Because you want to communicate with other systems. Not just the system your code is running on at that moment.

sharpneli · on July 8, 2015

size_t is guaranteed to be able to contain size of any valid object.

You can never ever have a buffer bigger than what size_t allows. If you do then you're no longer talking about the C programming language as it explicitly breaks the C specification.

thrownaway2424 · on July 8, 2015

Actually the Google C++ style guide forbids short, long, and long long and recommends int only under the assumption that it is 32-bits wide.

chetanahuja · on July 8, 2015

meta: This is one of those times when downvotes here on HN completely baffle (and I must admit, somewhat amuse) me. Who am I offending by sharing an opinion about integer types in C?

detrino · on July 8, 2015

Your rant against size_t and portability is misplaced as size_t increases portability when used appropriately.

jnordwick · on July 8, 2015

That is called disagreement and shouldn't be downvoted. Moderation isn't to express agreement.

dragonwriter · on July 8, 2015

Expressing disagreement is expressly an acceptable basis for downvoting, and given the more general purpose of voting (expressing whether or not a contribution is valuable), while not all disagreement involves perception that the thing disagreed with isn't valuable, that something is inaccurate or wrong certainly can be a reason to conclude that is not a valuable contribution to a discussion.

detrino · on July 8, 2015

People downvote incorrect information all the time.

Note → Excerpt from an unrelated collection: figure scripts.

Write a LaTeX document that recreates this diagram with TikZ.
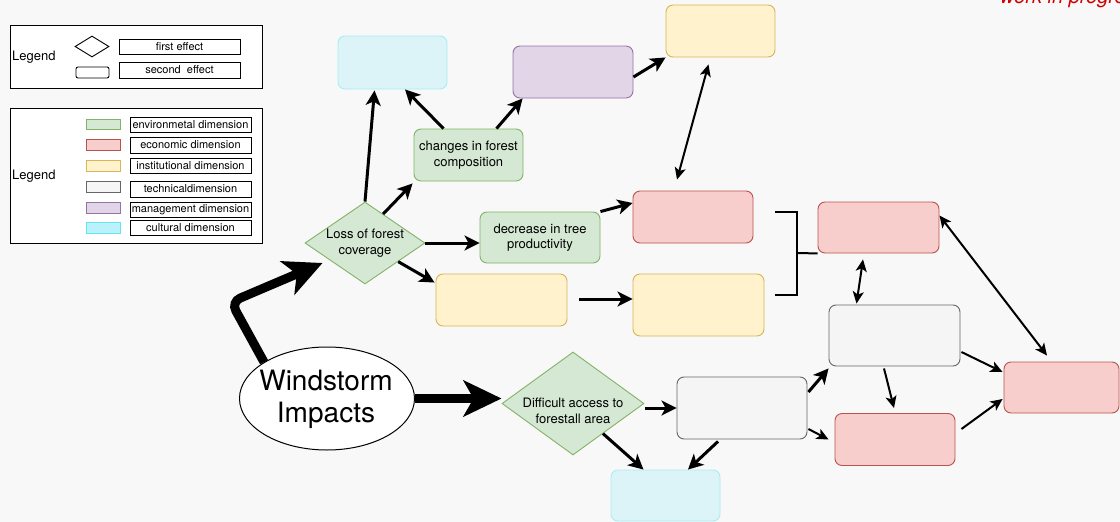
\documentclass[tikz,border=0pt]{standalone}
\usepackage{fontspec}
\setmainfont{TeX Gyre Heros}
\usetikzlibrary{shapes.geometric,arrows.meta,calc}
\definecolor{bg}{HTML}{F8F8F8}
\definecolor{gfill}{HTML}{D5E8D4}\definecolor{gline}{HTML}{82B366}
\definecolor{rfill}{HTML}{F8CECC}\definecolor{rline}{HTML}{B85450}
\definecolor{yfill}{HTML}{FFF2CC}\definecolor{yline}{HTML}{D6B656}
\definecolor{kfill}{HTML}{F5F5F5}\definecolor{kline}{HTML}{666666}
\definecolor{pfill}{HTML}{E1D5E7}\definecolor{pline}{HTML}{9673A6}
\definecolor{cfill}{HTML}{DCF4F8}\definecolor{cline}{HTML}{A6EEF5}
\definecolor{csw}{HTML}{B9F2FA}\definecolor{cswline}{HTML}{66E4EF}
\definecolor{wip}{HTML}{D00000}
\begin{document}
\begin{tikzpicture}[x=1pt,y=-1pt,
  font=\fontsize{13}{15.5}\selectfont,
  bx/.style={draw, rounded corners=7pt, line width=0.9pt, inner sep=0pt, align=center},
  grn/.style={fill=gfill, draw=gline},
  redb/.style={fill=rfill, draw=rline},
  yelb/.style={fill=yfill, draw=yline},
  gryb/.style={fill=kfill, draw=kline},
  purb/.style={fill=pfill, draw=pline},
  cyab/.style={fill=cfill, draw=cline},
  dia/.style={diamond, inner sep=0pt, line width=0.9pt},
  lbox/.style={draw, fill=white, line width=1pt, inner sep=0pt, font=\fontsize{11}{13}\selectfont},
  sw/.style={line width=0.9pt, inner sep=0pt, minimum width=34pt},
  arrmed/.style={line width=3pt, -{Stealth[length=15pt,width=15pt,inset=4pt]}},
  arrthin/.style={line width=2pt, -{Stealth[length=12pt,width=11pt,inset=3pt]}},
  arrdbl/.style={line width=2pt, {Stealth[length=12pt,width=11pt,inset=3pt]}-{Stealth[length=12pt,width=11pt,inset=3pt]}},
  arrthick/.style={line width=9pt, -{Stealth[length=38pt,width=36pt,inset=10pt]}}
]
\useasboundingbox (0,0) rectangle (1120,522);
\fill[bg] (0,0) rectangle (1120,522);
\clip (0,0) rectangle (1120,522);

% work in progress
\node[anchor=base west, text=wip, font=\fontsize{20}{24}\selectfont\itshape, inner sep=0pt] (wipt) at (1000,4) {work in progress};

% legend 1
\node[draw, fill=white, line width=1pt, minimum width=252pt, minimum height=63pt, inner sep=0pt] (leg1) at (136,56.5) {};
\node[anchor=west, inner sep=0pt] (leg1t) at (12,57) {Legend};
\node[dia, draw, fill=white, minimum width=34pt, minimum height=21pt] (l1dia) at (92,46.5) {};
\node[draw, rounded corners=2pt, line width=0.9pt, fill=white, minimum width=33pt, minimum height=11pt, inner sep=0pt] (l1box) at (92.5,72.5) {};
\node[lbox, minimum width=121pt, minimum height=15pt] (l1a) at (179.5,46.5) {first effect};
\node[lbox, minimum width=121pt, minimum height=16pt] (l1b) at (179.5,70) {second\ \ effect};

% legend 2
\node[draw, fill=white, line width=1pt, minimum width=252pt, minimum height=135pt, inner sep=0pt] (leg2) at (136,175.5) {};
\node[anchor=west, inner sep=0pt] (leg2t) at (12,176) {Legend};
\node[sw, fill=gfill, draw=gline, minimum height=10pt] (s1) at (103,124) {};
\node[sw, fill=rfill, draw=rline, minimum height=11pt] (s2) at (103,145) {};
\node[sw, fill=yfill, draw=yline, minimum height=11pt] (s3) at (103,165.5) {};
\node[sw, fill=kfill, draw=kline, minimum height=11pt] (s4) at (103,186.5) {};
\node[sw, fill=pfill, draw=pline, minimum height=11pt] (s5) at (103,207.5) {};
\node[sw, fill=csw, draw=cswline, minimum height=11pt] (s6) at (103,227.5) {};
\node[lbox, minimum width=121pt, minimum height=15pt] (t1) at (190.5,124.5) {environmetal dimension};
\node[lbox, minimum width=121pt, minimum height=16pt] (t2) at (190.5,145) {economic dimension};
\node[lbox, minimum width=121pt, minimum height=15pt] (t3) at (190.5,165.5) {institutional dimension};
\node[lbox, minimum width=121pt, minimum height=16pt] (t4) at (190.5,189) {technicaldimension};
\node[lbox, minimum width=121pt, minimum height=15pt] (t5) at (190.5,209.5) {management dimension};
\node[lbox, minimum width=121pt, minimum height=15pt] (t6) at (190.5,227.5) {cultural dimension};

% main nodes
\node[bx, cyab, minimum width=109pt, minimum height=53pt] (cyanT) at (392.5,62.5) {};
\node[bx, purb, minimum width=120pt, minimum height=52pt] (purp) at (573,72) {};
\node[bx, yelb, minimum width=109pt, minimum height=52pt] (yelT) at (720.5,31) {};
\node[bx, grn, minimum width=109pt, minimum height=52pt] (chg) at (468.5,155) {changes in forest\\composition};
\node[dia, fill=gfill, draw=gline, minimum width=120pt, minimum height=82pt] (loss) at (365,243) {};
\node[align=center, inner sep=0pt] (losst) at (loss) {Loss of forest\\coverage};
\node[bx, grn, minimum width=120pt, minimum height=51pt] (dec) at (540,237.5) {decrease in tree\\productivity};
\node[bx, redb, minimum width=120pt, minimum height=52pt] (red1) at (693,217) {};
\node[bx, yelb, minimum width=131pt, minimum height=52pt] (yelM) at (501.5,300) {};
\node[bx, yelb, minimum width=131pt, minimum height=62pt] (yel2) at (698.5,305) {};
\node[bx, redb, minimum width=121pt, minimum height=51pt] (red2) at (878.5,227.5) {};
\node[bx, gryb, minimum width=131pt, minimum height=61pt] (grayB) at (894.5,335.5) {};
\node[bx, redb, minimum width=115pt, minimum height=51pt] (redR) at (1061.5,387.5) {};
\node[bx, redb, minimum width=120pt, minimum height=52pt] (redL) at (895,439.5) {};
\node[bx, gryb, minimum width=130pt, minimum height=62pt] (grayL) at (742,408) {};
\node[bx, cyab, minimum width=109pt, minimum height=51pt] (cyanB) at (665.5,495.5) {};
\node[dia, fill=gfill, draw=gline, minimum width=142pt, minimum height=103pt] (diff) at (573,403.5) {};
\node[align=center, inner sep=0pt, font=\fontsize{13}{16}\selectfont] (difft) at (573,411) {Difficult access to\\forestall area};
\node[ellipse, draw, fill=white, line width=1pt, minimum width=175pt, minimum height=103pt, inner sep=0pt] (wind) at (327,398.5) {};
\node[align=center, inner sep=0pt, font=\fontsize{28}{32}\selectfont] (windt) at (326,399) {Windstorm\\Impacts};

% thick arrows
\draw[arrthick] (wind.east) -- ($(diff.west)+(0,-5)$);
\draw[arrthick, rounded corners=10pt] (wind.150) -- (231,302) -- ($(loss.west)+(18,20)$);

% medium arrows
\draw[arrmed] (loss.north) -- ($(cyanT.south)+(-18,1)$);
\draw[arrmed] ($(loss.north)!0.3!(loss.east)$) -- ($(chg.south west)+(-1,2)$);
\draw[arrmed] (loss.east) -- (dec.west |- loss.east);
\draw[arrmed] ($(loss.east)!0.45!(loss.south)$) -- ($(yelM.north west)+(-1,9)$);
\draw[arrmed] ($(chg.north)+(-25,0)$) -- ($(cyanT.south)+(12.5,0)$);
\draw[arrmed] ($(chg.north)+(28,0)$) -- ($(purp.south west)+(10,0)$);
\draw[arrmed] ($(purp.east)+(0,5)$) -- (yelT.south west);
\draw[arrmed] (dec.north east) -- ($(red1.west)+(0,-14)$);
\draw[arrmed] ($(yelM.east)+(12,-1)$) -- ($(yel2.west)+(0,-6)$);
\draw[arrmed] ($(diff.east)+(1,4.5)$) -- (grayL.west);
\draw[arrmed] ($(diff.east)!0.58!(diff.south)$) -- ($(cyanB.north)+(-22,0)$);
\draw[arrmed] ($(grayL.south)+(-24,2)$) -- ($(cyanB.north)+(22.5,0)$);
\draw[arrmed] ($(grayL.east)+(1,-16)$) -- ($(grayB.south west)+(0,2)$);

% thin arrows
\draw[arrthin] ($(grayL.east)+(1,21)$) -- ($(redL.west)+(-6,0)$);
\draw[arrthin] ($(grayB.south)+(-10.5,2)$) -- ($(redL.north)+(-1,-5)$);
\draw[arrthin] ($(grayB.east)+(1,16.5)$) -- ($(redR.west)+(-1,-15.5)$);
\draw[arrthin] ($(redL.east)+(6,-10.5)$) -- ($(redR.west)+(-1,11.5)$);

% double arrows
\draw[arrdbl] ($(yelT.south)+(-12,7)$) -- ($(red1.north)+(-16,-11)$);
\draw[arrdbl] ($(red2.south)+(-15.5,6)$) -- ($(grayB.north)+(-38,-1)$);
\draw[arrdbl] ($(red2.east)+(0,-12)$) -- ($(redR.north)+(-14.5,-6)$);

% bracket
\coordinate (brA) at (775,212);
\coordinate (brB) at (775,295);
\coordinate (brM) at (797,253);
\draw[line width=2pt] (brA) -- ++(22,0) |- (brB);
\draw[line width=2pt] (brM) -- (red2.south west);
\end{tikzpicture}
\end{document}
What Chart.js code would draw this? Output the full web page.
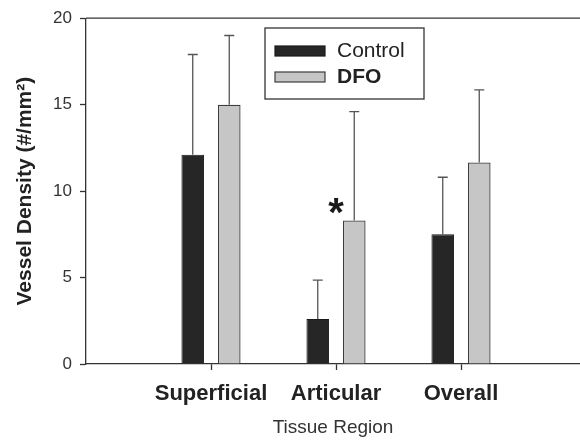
<!DOCTYPE html>
<html><head><meta charset="utf-8">
<script src="https://cdn.jsdelivr.net/npm/chart.js@4.4.1/dist/chart.umd.min.js"></script>
<style>html,body{margin:0;padding:0;background:#fff}</style>
</head><body>
<canvas id="c" width="580" height="440"></canvas>
<script>
// ---- data ----
const categories = ['Superficial', 'Articular', 'Overall'];
const seriesNames = ['Control', 'DFO'];
const controlMean = [12.1, 2.6, 7.5];
const controlSD = [5.8, 2.25, 3.3];
const dfoMean = [15.0, 8.3, 11.65];
const dfoSD = [4.0, 6.3, 4.2];
const yTicks = [0, 5, 10, 15, 20];
const significance = [{ category: 'Articular', value: 9.3, text: '*' }];

// ---- build ----
const positions = categories.map((c, i) => i + 1);
const toPoints = arr => arr.map((v, i) => ({ x: positions[i], y: v }));
const FONT = 'Liberation Sans, Arial, Helvetica, sans-serif';
const AXIS = '#333333';
Chart.defaults.font.family = FONT;
Chart.defaults.color = '#2a2a2a';

const errorBars = {
  id: 'errorBars',
  afterDatasetsDraw(chart) {
    const ctx = chart.ctx, y = chart.scales.y;
    const sds = [controlSD, dfoSD];
    ctx.save();
    ctx.strokeStyle = '#555555';
    ctx.lineWidth = 1.3;
    chart.data.datasets.forEach((ds, di) => {
      const meta = chart.getDatasetMeta(di);
      meta.data.forEach((bar, i) => {
        const v = ds.data[i].y;
        const top = y.getPixelForValue(v + sds[di][i]);
        ctx.beginPath();
        ctx.moveTo(bar.x, bar.y);
        ctx.lineTo(bar.x, top);
        ctx.moveTo(bar.x - 5, top);
        ctx.lineTo(bar.x + 5, top);
        ctx.stroke();
      });
    });
    ctx.fillStyle = '#1a1a1a';
    ctx.font = 'bold 40px ' + FONT;
    ctx.textAlign = 'center';
    ctx.textBaseline = 'alphabetic';
    significance.forEach(s => {
      const x = chart.scales.x.getPixelForValue(positions[categories.indexOf(s.category)]);
      const yy = y.getPixelForValue(s.value);
      ctx.fillText(s.text, x, yy + 0.57 * 40);
    });
    ctx.restore();
  }
};

const frameAndLegend = {
  id: 'frameAndLegend',
  afterDraw(chart) {
    const ctx = chart.ctx, a = chart.chartArea;
    ctx.save();
    ctx.strokeStyle = AXIS;
    ctx.lineWidth = 1.3;
    ctx.beginPath();
    ctx.moveTo(a.left, a.top);
    ctx.lineTo(a.right, a.top);
    ctx.stroke();
    const bx = 265, by = 28, bw = 159, bh = 71;
    ctx.fillStyle = '#ffffff';
    ctx.fillRect(bx, by, bw, bh);
    ctx.strokeRect(bx, by, bw, bh);
    const weights = ['normal', 'bold'];
    chart.data.datasets.forEach((ds, i) => {
      const sy = 46 + i * 26;
      ctx.fillStyle = ds.backgroundColor;
      ctx.fillRect(275, sy, 50, 10);
      ctx.strokeStyle = ds.borderColor;
      ctx.lineWidth = 1.2;
      ctx.strokeRect(275, sy, 50, 10);
      ctx.fillStyle = '#222222';
      ctx.font = weights[i] + ' 21px ' + FONT;
      ctx.textAlign = 'left';
      ctx.textBaseline = 'middle';
      ctx.fillText(ds.label, 337, sy + 5.5);
    });
    ctx.restore();
  }
};

new Chart(document.getElementById('c'), {
  type: 'bar',
  data: {
    datasets: [
      { label: seriesNames[0], data: toPoints(controlMean), backgroundColor: '#262626', borderColor: '#1a1a1a', borderWidth: 1 },
      { label: seriesNames[1], data: toPoints(dfoMean), backgroundColor: '#c6c6c6', borderColor: '#3c3c3c', borderWidth: 1.3 }
    ]
  },
  options: {
    responsive: false,
    animation: false,
    devicePixelRatio: 1,
    categoryPercentage: 0.584,
    barPercentage: 0.62,
    layout: { padding: { top: 18, right: 0, bottom: 0, left: 0 } },
    plugins: { legend: { display: false }, tooltip: { enabled: false } },
    scales: {
      x: {
        type: 'linear',
        min: 0, max: 3.952,
        offset: false,
        afterBuildTicks: s => { s.ticks = positions.map(v => ({ value: v })); },
        grid: { drawOnChartArea: false, drawTicks: true, tickLength: 6, tickColor: AXIS, tickWidth: 1.3, offset: false },
        border: { display: true, color: AXIS, width: 1.3 },
        ticks: {
          padding: 11, font: { size: 22, weight: 'bold' }, color: '#222', maxRotation: 0, autoSkip: false,
          callback: v => categories[positions.indexOf(v)]
        },
        title: { display: true, text: 'Tissue Region', font: { size: 19 }, color: '#333', padding: { top: 11, bottom: 1 } },
        afterFit: s => { s.height = 76; s.paddingLeft = 0; s.paddingRight = 0; }
      },
      y: {
        min: 0, max: 20,
        afterBuildTicks: s => { s.ticks = yTicks.map(v => ({ value: v })); },
        grid: { drawOnChartArea: false, drawTicks: true, tickLength: 6, tickColor: AXIS, tickWidth: 1.3 },
        border: { display: true, color: AXIS, width: 1.3 },
        ticks: { padding: 8, font: { size: 17 }, color: '#333' },
        title: { display: true, text: 'Vessel Density (#/mm²)', font: { size: 21, weight: 'bold' }, color: '#222', padding: { top: 13, bottom: 0 } },
        afterFit: s => { s.width = 86; }
      }
    }
  },
  plugins: [errorBars, frameAndLegend]
});
</script>
</body></html>
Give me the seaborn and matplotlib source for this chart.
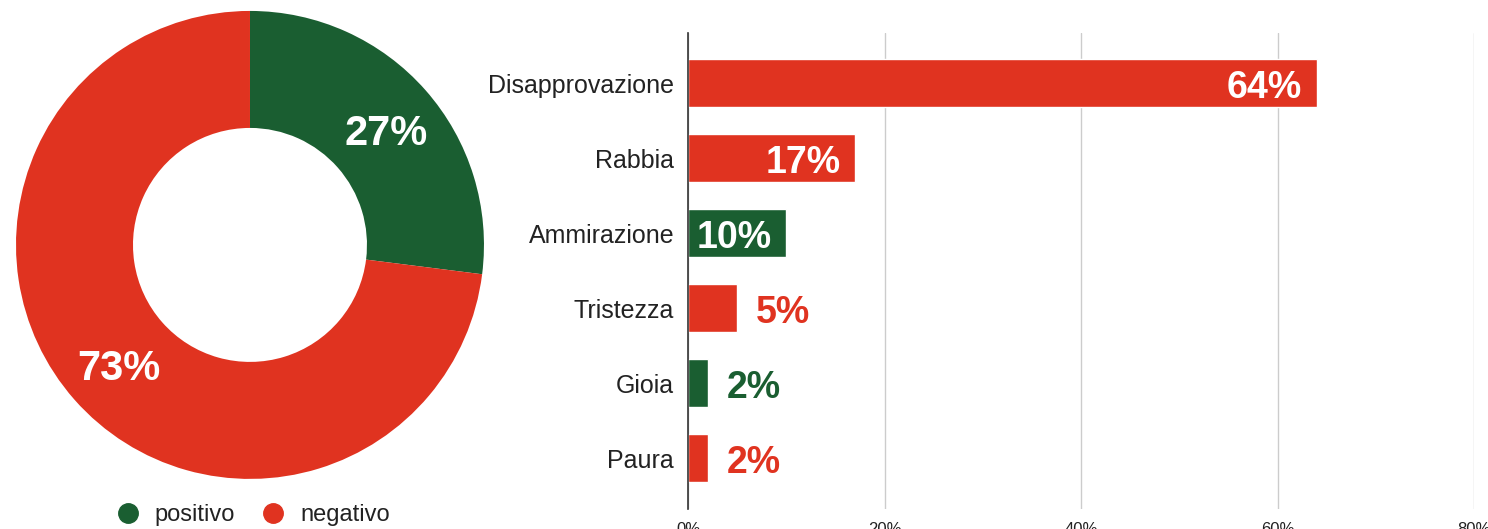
import seaborn as sns
import matplotlib.pyplot as plt
import pandas as pd
from matplotlib.lines import Line2D

# dati del grafico a ciambella
sentimenti = ["positivo", "negativo"]
quote_sentimenti = [27, 73]

# dati delle emozioni
emozioni = ["Disapprovazione", "Rabbia", "Ammirazione", "Tristezza", "Gioia", "Paura"]
quote_emozioni = [0.64, 0.17, 0.10, 0.05, 0.02, 0.02]
tipo_emozione = ["negativo", "negativo", "positivo", "negativo", "positivo", "negativo"]
etichette_x = ["0%", "20%", "40%", "60%", "80%"]

VERDE = "#1A5E31"
ROSSO = "#E03320"
colori = {"positivo": VERDE, "negativo": ROSSO}

sns.set_theme(style="white")
plt.rcParams["font.family"] = ["Liberation Sans", "DejaVu Sans"]

fig = plt.figure(figsize=(14.88, 5.29), dpi=100)

# ---- ciambella ----
ax1 = fig.add_axes([0.01075, 0.0945, 0.3145, 0.885])
wedges, testi, pct = ax1.pie(quote_sentimenti, colors=[colori[s] for s in sentimenti],
                             startangle=90, counterclock=False, radius=1,
                             wedgeprops=dict(width=0.5, edgecolor="none"),
                             autopct=lambda p: f"{p:.0f}%", pctdistance=0.76)
for t in pct:
    x, y = t.get_position()
    t.set_position((x + 0.01, y - 0.075))
    t.set_va("baseline")
    t.set_color("white")
    t.set_fontsize(30)
    t.set_fontweight("bold")
ax1.set_xlim(-1, 1)
ax1.set_ylim(-1, 1)
ax1.set_aspect("equal")

maniglie = [Line2D([], [], marker="o", linestyle="", markersize=14,
                   markerfacecolor=colori[s], markeredgecolor=colori[s], label=s)
            for s in sentimenti]
fig.legend(handles=maniglie, loc="center", bbox_to_anchor=(247 / 1488, 1 - 515 / 529),
           ncol=2, frameon=False, fontsize=17, handletextpad=0.15, columnspacing=0.6,
           labelcolor="#222222")

# ---- barre ----
df = pd.DataFrame({"Emozione": emozioni, "Quota": quote_emozioni, "Tipo": tipo_emozione})
ax2 = fig.add_axes([688 / 1488, 1 - 509 / 529, 786 / 1488, 476 / 529])
sns.barplot(data=df, x="Quota", y="Emozione", hue="Tipo", palette=colori, saturation=1,
            dodge=False, width=0.64, legend=False, ax=ax2, zorder=3)
ax2.set_xlim(0, 0.8)
ax2.set_ylim(5.68, -0.667)
ax2.set_xticks([0, 0.2, 0.4, 0.6, 0.8])
ax2.set_xticklabels(etichette_x)
ax2.set_xlabel("")
ax2.set_ylabel("")
ax2.xaxis.grid(True, color="#CCCCCC", linewidth=1, zorder=0)
ax2.set_axisbelow(True)
for s in ["top", "right", "bottom"]:
    ax2.spines[s].set_visible(False)
ax2.spines["left"].set_color("#333333")
ax2.spines["left"].set_linewidth(1.2)
ax2.spines["left"].set_zorder(4)
ax2.tick_params(axis="y", length=0, labelsize=18, pad=10, labelcolor="#222222")
ax2.tick_params(axis="x", length=0, labelsize=12, pad=9, labelcolor="#222222")

for i, v in enumerate(quote_emozioni):
    col = colori[tipo_emozione[i]]
    testo = f"{v * 100:.0f}%"
    if v >= 0.1:
        ax2.text(v - 0.015, i + 0.2, testo, ha="right", va="baseline", color="white",
                 fontsize=27, fontweight="bold", zorder=5)
    else:
        ax2.text(v + 0.019, i + 0.2, testo, ha="left", va="baseline", color=col,
                 fontsize=27, fontweight="bold", zorder=5)

plt.savefig("out.png", dpi=100)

chetanahuja · on July 8, 2015

While you may disagree with my opinion on what is the better type to use, I believe everything I said in my comment was factually correct.

detrino · on July 8, 2015

size_t's raison d'etre is portability, you should be using it for things that are indexes/sizes into memory. FWIW, I don't have the karma to downvote.

aidenn0 · on July 8, 2015

Not the place to discuss, but 9/10 of my comments drop to 0 or -1 before going positive, even the ones that end up very positive. I don't worry about downvotes until the comment has been up for at least 30 minutes.